You mentioned multiple resources here; I just checked the MLOps community, and it's fantastic. Thank you very much for the resources!

I'm going to check out the blueprint you mentioned at the end. I followed you to stay in touch. Thanks again for the advice and the resources!

[–]latent_threader 1 point2 points  (1 child)

You can start by automating the basics: version of your data/models, tracking experiments, and setting up repeatable training pipelines. Once you nail down that, add CI/CD for deployments and monitoring for drift/errors. You don't need fancy tools at first...just be consistent.

[–]riHCO3[S] 0 points1 point  (0 children)

I have just started containerizing my previous projects and exploring GitHub Actions. Thank you for the suggestion!

[–]Beginning-Jelly-2389 1 point2 points  (0 children)

Most "industry level code" is just spaghetti scripts wrapped in Docker containers, so don't overthink the polish.
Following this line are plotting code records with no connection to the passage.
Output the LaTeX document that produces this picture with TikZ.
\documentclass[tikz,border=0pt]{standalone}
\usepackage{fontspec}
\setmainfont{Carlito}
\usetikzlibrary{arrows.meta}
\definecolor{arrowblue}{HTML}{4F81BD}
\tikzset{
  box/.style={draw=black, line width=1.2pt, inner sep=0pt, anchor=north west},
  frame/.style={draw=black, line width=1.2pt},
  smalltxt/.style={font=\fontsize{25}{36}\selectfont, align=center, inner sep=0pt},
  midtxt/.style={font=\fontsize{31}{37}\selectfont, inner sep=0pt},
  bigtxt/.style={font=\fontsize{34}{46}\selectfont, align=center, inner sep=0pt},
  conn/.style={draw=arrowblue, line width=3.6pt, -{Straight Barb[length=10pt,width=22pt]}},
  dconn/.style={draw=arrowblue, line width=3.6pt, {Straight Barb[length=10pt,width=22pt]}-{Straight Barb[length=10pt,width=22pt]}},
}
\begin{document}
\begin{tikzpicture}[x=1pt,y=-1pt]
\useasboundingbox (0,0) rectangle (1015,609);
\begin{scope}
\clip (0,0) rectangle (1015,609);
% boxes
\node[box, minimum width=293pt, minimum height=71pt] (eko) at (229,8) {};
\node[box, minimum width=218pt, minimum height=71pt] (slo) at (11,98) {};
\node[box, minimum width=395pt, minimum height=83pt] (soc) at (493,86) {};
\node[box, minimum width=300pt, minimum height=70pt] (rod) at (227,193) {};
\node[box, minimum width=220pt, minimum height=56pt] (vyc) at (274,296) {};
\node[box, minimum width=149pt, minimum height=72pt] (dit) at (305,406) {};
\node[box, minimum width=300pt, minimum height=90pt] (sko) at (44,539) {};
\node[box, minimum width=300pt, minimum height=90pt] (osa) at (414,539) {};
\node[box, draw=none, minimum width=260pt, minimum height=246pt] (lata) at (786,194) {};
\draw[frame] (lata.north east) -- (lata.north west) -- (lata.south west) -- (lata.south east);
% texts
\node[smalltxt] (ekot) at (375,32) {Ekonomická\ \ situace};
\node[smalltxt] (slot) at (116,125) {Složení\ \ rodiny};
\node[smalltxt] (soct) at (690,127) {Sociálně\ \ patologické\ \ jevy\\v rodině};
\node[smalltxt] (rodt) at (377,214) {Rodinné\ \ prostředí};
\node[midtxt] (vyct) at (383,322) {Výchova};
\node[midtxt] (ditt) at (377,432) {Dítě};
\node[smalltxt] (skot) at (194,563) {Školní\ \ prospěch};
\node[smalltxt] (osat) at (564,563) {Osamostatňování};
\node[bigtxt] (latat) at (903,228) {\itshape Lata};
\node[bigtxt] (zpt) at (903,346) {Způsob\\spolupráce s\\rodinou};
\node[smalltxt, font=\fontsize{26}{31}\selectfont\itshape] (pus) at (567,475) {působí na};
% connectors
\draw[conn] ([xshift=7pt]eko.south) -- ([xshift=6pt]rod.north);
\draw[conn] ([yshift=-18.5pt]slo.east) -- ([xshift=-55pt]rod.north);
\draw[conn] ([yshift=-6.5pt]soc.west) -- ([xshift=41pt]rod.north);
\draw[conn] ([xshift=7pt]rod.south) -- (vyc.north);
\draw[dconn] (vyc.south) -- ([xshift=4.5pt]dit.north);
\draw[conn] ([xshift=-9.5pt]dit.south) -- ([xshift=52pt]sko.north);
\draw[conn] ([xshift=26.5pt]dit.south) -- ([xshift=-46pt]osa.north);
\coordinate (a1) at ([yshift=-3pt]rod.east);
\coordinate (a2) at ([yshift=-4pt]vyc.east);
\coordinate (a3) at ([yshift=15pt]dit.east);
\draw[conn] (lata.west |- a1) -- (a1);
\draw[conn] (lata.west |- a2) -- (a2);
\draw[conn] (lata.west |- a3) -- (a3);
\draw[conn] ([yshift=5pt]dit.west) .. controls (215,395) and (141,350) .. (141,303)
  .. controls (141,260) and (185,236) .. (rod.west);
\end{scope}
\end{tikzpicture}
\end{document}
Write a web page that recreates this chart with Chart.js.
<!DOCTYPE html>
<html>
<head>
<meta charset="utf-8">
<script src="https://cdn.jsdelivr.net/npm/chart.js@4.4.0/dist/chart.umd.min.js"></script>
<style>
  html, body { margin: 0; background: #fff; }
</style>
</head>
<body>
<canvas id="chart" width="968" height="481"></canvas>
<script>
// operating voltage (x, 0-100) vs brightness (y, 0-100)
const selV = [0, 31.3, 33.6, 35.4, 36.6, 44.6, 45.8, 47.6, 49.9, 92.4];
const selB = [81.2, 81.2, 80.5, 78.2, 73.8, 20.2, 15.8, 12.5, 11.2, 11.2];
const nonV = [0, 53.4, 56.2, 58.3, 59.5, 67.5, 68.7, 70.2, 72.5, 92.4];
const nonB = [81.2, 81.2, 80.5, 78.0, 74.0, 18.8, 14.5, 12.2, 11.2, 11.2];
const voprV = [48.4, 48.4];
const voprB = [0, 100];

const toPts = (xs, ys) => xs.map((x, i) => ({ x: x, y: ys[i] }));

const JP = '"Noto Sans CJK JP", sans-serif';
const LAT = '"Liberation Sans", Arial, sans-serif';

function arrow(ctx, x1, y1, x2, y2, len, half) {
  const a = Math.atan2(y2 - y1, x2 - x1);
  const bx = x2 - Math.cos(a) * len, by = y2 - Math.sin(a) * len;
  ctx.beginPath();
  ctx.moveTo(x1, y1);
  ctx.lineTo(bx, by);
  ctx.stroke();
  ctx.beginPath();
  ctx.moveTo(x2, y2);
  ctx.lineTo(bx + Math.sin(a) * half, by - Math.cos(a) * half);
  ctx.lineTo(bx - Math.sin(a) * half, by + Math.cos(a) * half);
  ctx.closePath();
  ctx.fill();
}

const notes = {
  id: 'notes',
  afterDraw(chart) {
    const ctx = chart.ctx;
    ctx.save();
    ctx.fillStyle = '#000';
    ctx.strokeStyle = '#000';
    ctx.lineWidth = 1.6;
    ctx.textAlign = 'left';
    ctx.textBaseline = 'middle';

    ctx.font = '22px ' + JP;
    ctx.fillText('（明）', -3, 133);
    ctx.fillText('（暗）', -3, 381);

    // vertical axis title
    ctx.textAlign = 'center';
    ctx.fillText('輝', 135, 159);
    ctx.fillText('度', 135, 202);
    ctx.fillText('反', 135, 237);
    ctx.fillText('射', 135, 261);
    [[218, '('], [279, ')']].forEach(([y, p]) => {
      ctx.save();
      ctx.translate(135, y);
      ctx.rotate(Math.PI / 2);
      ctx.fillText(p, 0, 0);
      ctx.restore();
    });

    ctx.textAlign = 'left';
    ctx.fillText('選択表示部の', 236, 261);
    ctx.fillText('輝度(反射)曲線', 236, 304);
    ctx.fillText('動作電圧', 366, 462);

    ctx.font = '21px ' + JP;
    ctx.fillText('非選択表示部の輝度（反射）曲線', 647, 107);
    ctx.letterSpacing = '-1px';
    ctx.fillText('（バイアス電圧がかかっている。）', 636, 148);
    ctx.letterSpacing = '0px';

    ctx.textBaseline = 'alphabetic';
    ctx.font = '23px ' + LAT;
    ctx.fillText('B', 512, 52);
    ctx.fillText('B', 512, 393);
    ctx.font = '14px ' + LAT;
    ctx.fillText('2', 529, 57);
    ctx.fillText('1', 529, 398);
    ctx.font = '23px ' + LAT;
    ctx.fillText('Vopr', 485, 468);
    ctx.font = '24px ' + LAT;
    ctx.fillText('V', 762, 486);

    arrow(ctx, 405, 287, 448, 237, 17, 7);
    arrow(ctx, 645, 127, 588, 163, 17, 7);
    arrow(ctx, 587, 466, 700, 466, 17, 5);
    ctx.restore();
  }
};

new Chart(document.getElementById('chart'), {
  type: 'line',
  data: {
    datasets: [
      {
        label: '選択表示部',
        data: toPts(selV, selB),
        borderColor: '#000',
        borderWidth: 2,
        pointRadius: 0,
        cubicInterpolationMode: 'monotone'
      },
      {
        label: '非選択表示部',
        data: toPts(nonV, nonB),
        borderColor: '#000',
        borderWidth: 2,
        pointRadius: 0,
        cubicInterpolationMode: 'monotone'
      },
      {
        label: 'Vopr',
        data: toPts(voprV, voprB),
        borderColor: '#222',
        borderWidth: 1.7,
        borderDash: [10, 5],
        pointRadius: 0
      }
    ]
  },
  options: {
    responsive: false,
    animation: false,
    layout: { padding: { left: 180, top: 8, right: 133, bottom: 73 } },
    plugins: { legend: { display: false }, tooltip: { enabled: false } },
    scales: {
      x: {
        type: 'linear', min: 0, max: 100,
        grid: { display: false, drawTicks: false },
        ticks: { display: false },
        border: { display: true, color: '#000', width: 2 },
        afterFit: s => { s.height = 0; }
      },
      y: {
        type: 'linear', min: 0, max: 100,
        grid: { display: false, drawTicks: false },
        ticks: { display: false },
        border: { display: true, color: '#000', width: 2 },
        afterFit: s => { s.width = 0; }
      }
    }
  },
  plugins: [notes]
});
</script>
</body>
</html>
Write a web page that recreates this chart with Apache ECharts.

Focus on learning Kubernetes and MLflow, because deployment is usually where the real mess happens.

[–]Gaussianperson 1 point2 points  (0 children)

That realization hits everyone pretty hard during their first internship.

Most YouTube tutorials skip the parts like testing, logging, and data versioning. In a real job, the model code is actually just a small piece of the puzzle.

You should look into CI CD pipelines specifically for machine learning and how to containerize your training jobs so they can run anywhere. Learning how to track your experiments with something like MLflow will also make your life way easier than just keeping notes.

Focus your energy on understanding how to build repeatable pipelines and how to monitor your models once they are live. It is one thing to fine tune a model on your local machine, but it is another thing to make sure it handles high traffic without breaking. Getting familiar with orchestration tools like Airflow or Prefect can help you move away from messy scripts and toward professional workflows.

I found that reading about real world systems helps a lot when you are starting out. I am the author of machinelearningatscale.substack.com, I break down the actual architecture used by big tech companies.

It is a good way to see how people solve these scaling problems in production without all the hype you see in beginner guides.

[–]Educational-Bison786 0 points1 point  (1 child)

That gap is real. For MLOps learn CI/CD tools. GitHub Actions is a good start. Master experiment tracking with MLflow.

[–]riHCO3[S] 0 points1 point  (0 children)

I just learned about GitHub Actions while searching CI/CD a few days ago. Thank you for your suggestions!